Mindy Reed has been in love with the NFL for more than 50 years. As a kid in Connecticut, she wore a Bart Starr jersey and bonded over the game with her dad. Fandom helped Reed break into the old-boys' club as she climbed the corporate ladder at Dell and connect with football-mad Texans when she switched careers and became a librarian in Austin. Now she's giving it all up.
Reed, 61, has decided to boycott the NFL because no team has offered a job to Colin Kaepernick, the quarterback whose protest of police brutality during the national anthem last season ignited a cultural firestorm. Reed, who is white, says police have pulled over her husband for "driving while black," and tuning out the NFL is a way to show solidarity. She has plenty of company. Kaepernick's supporters range from the active players who have continued his protest and celebrities like Spike Lee to the 175,000-plus signatories of a petition on Change.org called #NoKaepernickNoNFL.

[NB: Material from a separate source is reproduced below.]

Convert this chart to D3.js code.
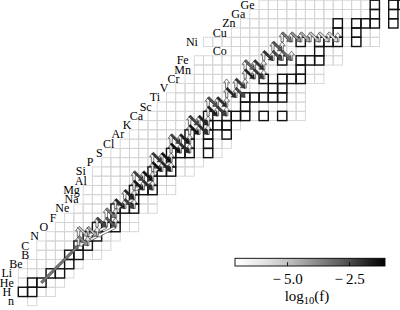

Critics too are emboldened. After several Cleveland Browns players knelt during the anthem before an August preseason game, the police and paramedic unions planned to withdraw from a pregame flag ceremony.
For the NFL, the simmering conflict is one of many dark clouds looming over the start of the season. September has long been when America's real national pastime reasserts its grasp. Yet rather than fighting over fantasy teams or marveling at Tom Brady's longevity, fans in the run-up to this season have been consumed by soberer topics. Be it the Kaepernick debate, violence against women or the nature of the game itself, a growing number of Americans are becoming fed up with football.
The most important NFL news this summer was not a big free-agent signing but a study published in the Journal of the American Medical Association in July. Researchers examined the brains of 111 deceased NFL players and diagnosed 110 of them, or 99%, with the degenerative brain disease CTE. The study, said author Dr. Jesse Mez, "suggests, with a lot of caveats, that this is probably not a rare disease--at least among those who are exposed to a lot of football."
Two days after the findings were released, Baltimore Ravens offensive lineman John Urschel, who's studying for a Ph.D. in mathematics at MIT, abruptly announced his retirement. His decision was reportedly linked to the study. Urschel is one of several NFL players who have retired in their prime rather than increase their chances of developing serious brain injuries. These concerns are trickling down to the youth level: some 23,000 fewer students played high school football last season than in 2015, and schools and peewee programs are dropping their teams for lack of interest.
Alleged violence of a different sort defined another off-season story. On Sept. 5 an arbitrator upheld the NFL's six-game suspension of Ezekiel Elliott, the young Dallas Cowboys star who led the NFL in rushing last season, for violating the league's personal-conduct policy after an ex-girlfriend accused him of domestic violence. Officials in Columbus, Ohio, declined to pursue charges, and Elliott has denied the allegations.
Then there is the matter of Kaepernick, whose absence from the game may well be more significant than his presence. He is no longer the player he was in 2013, when he led San Francisco to a Super Bowl berth, but he did throw 16 touchdowns last season against just four interceptions. Yet since March, NFL teams have signed 20 new free-agent quarterbacks who have never completed a pass in the regular season. Ravens owner Steve Bisciotti admitted it was about more than talent when the team considered signing Kaepernick, and he asked fans to weigh in. Former Ravens linebacker Ray Lewis--who pleaded guilty to obstruction of justice in a double-murder case but didn't lose his NFL livelihood--said Baltimore passed on Kaepernick because his girlfriend posted a racially charged tweet. This, when NFL teams have signed players who have been convicted of domestic violence, illegal gun possession and DUI manslaughter.
Last year the NFL's once reliable regular-season TV ratings dipped by 9%. They could fall again if more people like Reed turn away. "Who knows what I might discover out there," Reed says of life without the NFL. "I certainly know how to read a book."